Os primeiros robôs virtuais surgiram para fraudar a indústria da publicidade. Eles eram criados para gerar tráfego em sites, vídeos e páginas em redes sociais. É o que ficou conhecido como “fazendas de cliques”. Esses negócios obscuros surgiram na Ásia e no Norte da África, em países como Bangladesh, China, Índia e Egito. Basicamente, eles agrupam centenas de celulares ou computadores que são comandados pelos bots, acessando sites e clicando em anúncios publicitários. Detalhe: os anunciantes pagam por clique. O problema é que não é uma pessoa real que está se interessando pelo conteúdo. “Não há qualquer tipo de relacionamento com a marca”, diz Carolina Terra, professora de pós-graduação em comunicação digital da Universidade de São Paulo e consultora de mídias sociais.

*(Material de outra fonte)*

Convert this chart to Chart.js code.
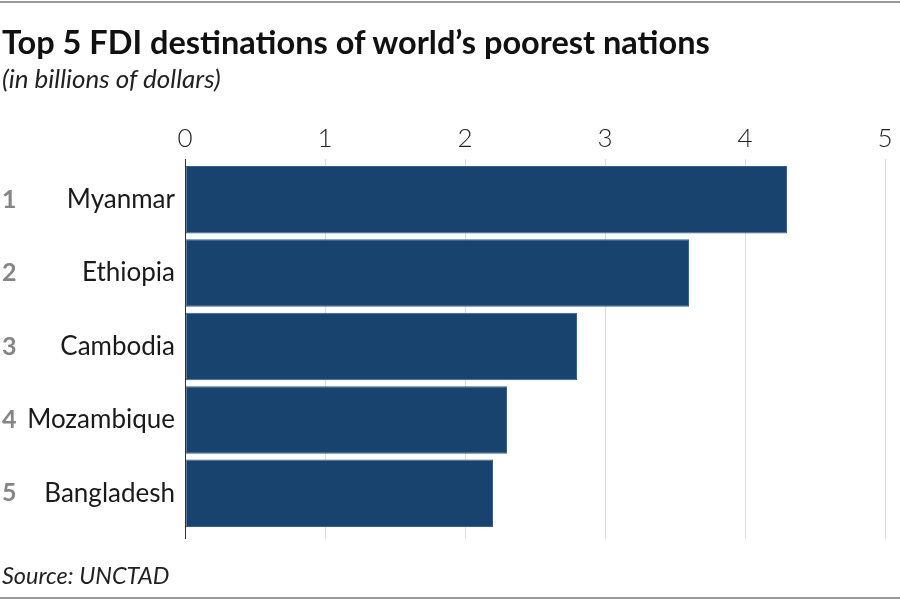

Segundo dados do grupo de publicidade e comunicação inglês WPP, esses androides da internet geraram perdas US$ 16,7 bilhões aos anunciantes digitais somente em 2017. A cifra é mais do que o dobro da registrada em 2016, quando o prejuízo foi de US$ 7,2 bilhões. Esse é um dinheiro que grandes anunciantes estão jogando no ralo por conta desses cliques falsos em suas propagandas. As fazendas de cliques ajudam a inflar a popularidade em redes sociais ou a visualização de vídeos. Com isso, abriu-se espaço para outro negócio: o de agências de marketing digital que vendem seguidores. “As fazendas de cliques viraram um negócio rentável e atualmente alimentam uma grande indústria de manipulação pública”, afirma Igor Valoto, especialista de segurança da Trend Micro.

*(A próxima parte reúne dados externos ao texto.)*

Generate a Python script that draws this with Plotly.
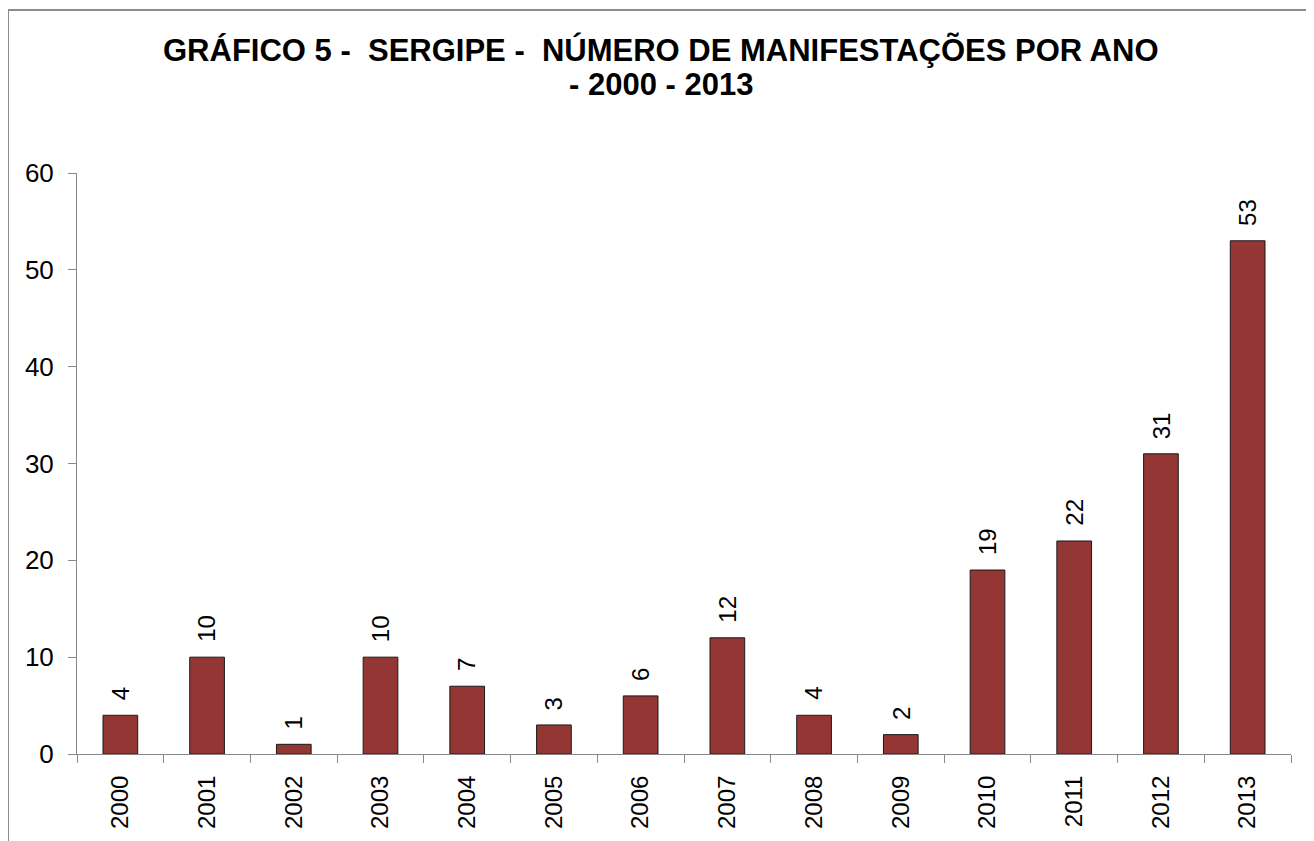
import plotly.graph_objects as go

years = ["2000", "2001", "2002", "2003", "2004", "2005", "2006",
         "2007", "2008", "2009", "2010", "2011", "2012", "2013"]
values = [4, 10, 1, 10, 7, 3, 6, 12, 4, 2, 19, 22, 31, 53]
y_ticks = [0, 10, 20, 30, 40, 50, 60]
title_line1 = "GRÁFICO 5 -\u00a0\u00a0SERGIPE -\u00a0\u00a0NÚMERO DE MANIFESTAÇÕES POR ANO"
title_line2 = "- 2000 - 2013"

FONT = "Liberation Sans, Arial, sans-serif"

# page has an 8px body margin; work in page pixels
OFF = 8
W, H = 1314 - OFF, 841 - OFF
X0, X1 = 77, 1291      # plot area in page px
Y0, Y1 = 173, 754
L, T = X0 - OFF, Y0 - OFF
pw, ph = X1 - X0, Y1 - Y0
R, B = W - L - pw, H - T - ph


def px_x(X):
    return (X - X0) / pw


def px_y(Y):
    return (Y1 - Y) / ph


fig = go.Figure(go.Bar(
    x=years, y=values, width=0.4,
    marker=dict(color="#943634", line=dict(color="#1a1a1a", width=1)),
    cliponaxis=False,
))

# value labels (category index on a category axis)
annotations = [
    dict(x=i, y=v, xref="x", yref="y", text=str(v), showarrow=False,
         textangle=-90, xanchor="center", yanchor="bottom", yshift=13,
         font=dict(family=FONT, size=24, color="#000"))
    for i, v in enumerate(values)
]
annotations += [
    dict(x=px_x(661), y=px_y(50), xref="paper", yref="paper", text=title_line1,
         showarrow=False, xanchor="center", yanchor="middle",
         font=dict(family=FONT, size=31, color="#000", weight="bold")),
    dict(x=px_x(661), y=px_y(84), xref="paper", yref="paper", text=title_line2,
         showarrow=False, xanchor="center", yanchor="middle",
         font=dict(family=FONT, size=31, color="#000", weight="bold")),
]

fig.update_layout(
    width=W, height=H,
    margin=dict(l=L, r=R, t=T, b=B, autoexpand=False),
    paper_bgcolor="white", plot_bgcolor="white",
    showlegend=False,
    font=dict(family=FONT, size=24, color="#000"),
    xaxis=dict(type="category", categoryorder="array", categoryarray=years,
               range=[-0.5, len(years) - 0.5],
               showgrid=False, showline=True, linecolor="#888888",
               linewidth=1, ticks="outside", tickson="boundaries", ticklen=8,
               tickcolor="#888888", tickangle=-90, ticklabelstandoff=11,
               tickfont=dict(family=FONT, size=24, color="#000")),
    yaxis=dict(range=[0, 60], tickvals=y_ticks, showgrid=False, showline=True,
               linecolor="#888888", linewidth=1, ticks="outside", ticklen=8,
               tickcolor="#888888", zeroline=False, ticklabelstandoff=9,
               tickfont=dict(family=FONT, size=26, color="#000")),
    annotations=annotations,
    shapes=[dict(type="rect", xref="paper", yref="paper",
                 x0=px_x(8), x1=px_x(1330), y0=px_y(860), y1=px_y(10),
                 line=dict(color="#8c8c8c", width=2), fillcolor="rgba(0,0,0,0)",
                 layer="below")],
)

fig.write_html("out.html")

Marco Demello, ceo da PSafe: “Os bots são muito mais rápidos e eficientes do que os hackers” (Crédito:Stefano Martini)

Dona de 3,5 milhões de perfis falsos no Twitter, a agência de marketing digital Devumi, dos Estados Unidos, cria e vende contas infladas de seguidores para quem deseja se tornar um influenciador digital ou apenas fazer com que uma marca pareça relevante na rede social pelo número de pessoas que a seguem. Para adquirir 5 mil seguidores “ativos e de alta qualidade” no microblog, basta pagar US$ 49. Procurada pela reportagem, a Devumi não respondeu aos contatos para esclarecer se os seguidores são, de fato, pessoas ou bots.

No Brasil, não é diferente. Com facilidade, é possível encontrar sites que vendem seguidores. Pacotes de mil seguidores no Instagram chegam a custar R$ 25,90. Quem quiser resultados mais rápidos pode desembolsar R$ 1.599,90 por 100 mil fãs. “Comprar likes significa comprar um número. Você não impacta ninguém”, diz Patrícia Brazil, fundadora do Grupo It Brazil, empresa que conecta influenciadores digitais às marcas. “As pessoas querem ser famosas e buscam atalhos para isso.”

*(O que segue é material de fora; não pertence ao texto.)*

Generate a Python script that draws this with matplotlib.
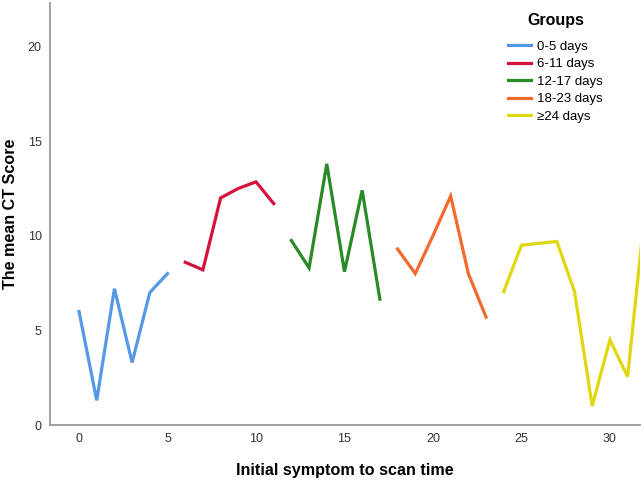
import numpy as np
import matplotlib
matplotlib.use('Agg')
import matplotlib.pyplot as plt

plt.rcParams['font.family'] = ['Liberation Sans', 'DejaVu Sans']

# mean CT score per day, split into the five groups
days_0_5 = [0, 1, 2, 3, 4, 5]
score_0_5 = [6.0, 1.3, 7.2, 3.3, 7.0, 8.0]

days_6_11 = [6, 7, 8, 9, 10, 11]
score_6_11 = [8.6, 8.2, 12.0, 12.5, 12.85, 11.7]

days_12_17 = [12, 13, 14, 15, 16, 17]
score_12_17 = [9.75, 8.3, 13.8, 8.1, 12.4, 6.65]

days_18_23 = [18, 19, 20, 21, 22, 23]
score_18_23 = [9.3, 8.0, 10.0, 12.1, 8.0, 5.7]

# last point sits just past the right edge of the plot and gets clipped
days_24_up = [24, 25, 26, 27, 28, 29, 30, 31, 32]
score_24_up = [7.05, 9.5, 9.6, 9.7, 7.05, 1.0, 4.5, 2.55, 11.5]

group_labels = ['0-5 days', '6-11 days', '12-17 days', '18-23 days', '\u226524 days']
group_colors = ['#5599e6', '#d4123c', '#2a8a25', '#f4692c', '#e0d70e']

fig = plt.figure(figsize=(6.44, 4.8), dpi=100)
ax = fig.add_axes([50 / 644, 55 / 480, 590 / 644, 422 / 480])

series = [(days_0_5, score_0_5), (days_6_11, score_6_11), (days_12_17, score_12_17),
          (days_18_23, score_18_23), (days_24_up, score_24_up)]
for (xs, ys), lab, col in zip(series, group_labels, group_colors):
    ax.plot(xs, ys, color=col, lw=2.3, label=lab, solid_joinstyle='miter')

ax.set_xlim(-1.64, 31.7)
ax.set_ylim(0, 22.3)
ax.set_xticks([0, 5, 10, 15, 20, 25, 30])
ax.set_yticks([0, 5, 10, 15, 20])
ax.tick_params(length=0, labelsize=9, colors='#333333', pad=6)

for s in ['top', 'right']:
    ax.spines[s].set_visible(False)
for s in ['left', 'bottom']:
    ax.spines[s].set_color('#999999')
    ax.spines[s].set_linewidth(1.3)

ax.set_xlabel('Initial symptom to scan time', fontsize=11.6, fontweight='bold', labelpad=13)
ax.set_ylabel('The mean CT Score', fontsize=11.6, fontweight='bold')
ax.yaxis.set_label_coords(-0.054, 0.5)

leg = ax.legend(title='Groups', loc='upper left', bbox_to_anchor=(0.76, 1.0),
                frameon=False, fontsize=9.5, handlelength=1.75, handletextpad=0.4,
                labelspacing=0.4, borderaxespad=0.35)
leg.get_title().set_fontweight('bold')
leg.get_title().set_fontsize(11.5)
leg._legend_box.sep = 9

fig.savefig('out.png', dpi=100)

Apesar dos prejuízos bilionários, as fazendas de cliques estão sendo suplantadas por uma nova ameaça. A grande tendência agora, segundo DeMello, da PSafe, são as “fazenda de robôs”. Elas usam recursos de inteligência artificial para ensinar os bots a ser cada vez mais efetivos em seus ataques. Em vez de apenas acessar links e sites, eles conseguem enviar mensagens e até mesmo criar páginas falsas para enganar usuários e roubar dados, como números de cartões de crédito. “Esse tipo de ataque é muito pior em termos de consequência do que as fazendas de cliques”, afirma DeMello.

A caça aos robôs virtuais promete não ser fácil. Segundo a PSafe, a evolução da tecnologia fez com que o número de ataques bloqueados pelos softwares da empresa crescesse 70% em um ano. Em 2018, a empresa afirma que consegue impedir 1,1 milhão de invasões por dia. Para isso, a companhia trabalha com ferramentas que analisam o comportamento dos usuários na internet para identificarem as práticas que separam os humanos das máquinas. Depois, desenvolve soluções digitais para dificultar o trabalho dos bots. Apesar disso, DeMello é realista. “É uma corrida de gato e rato.”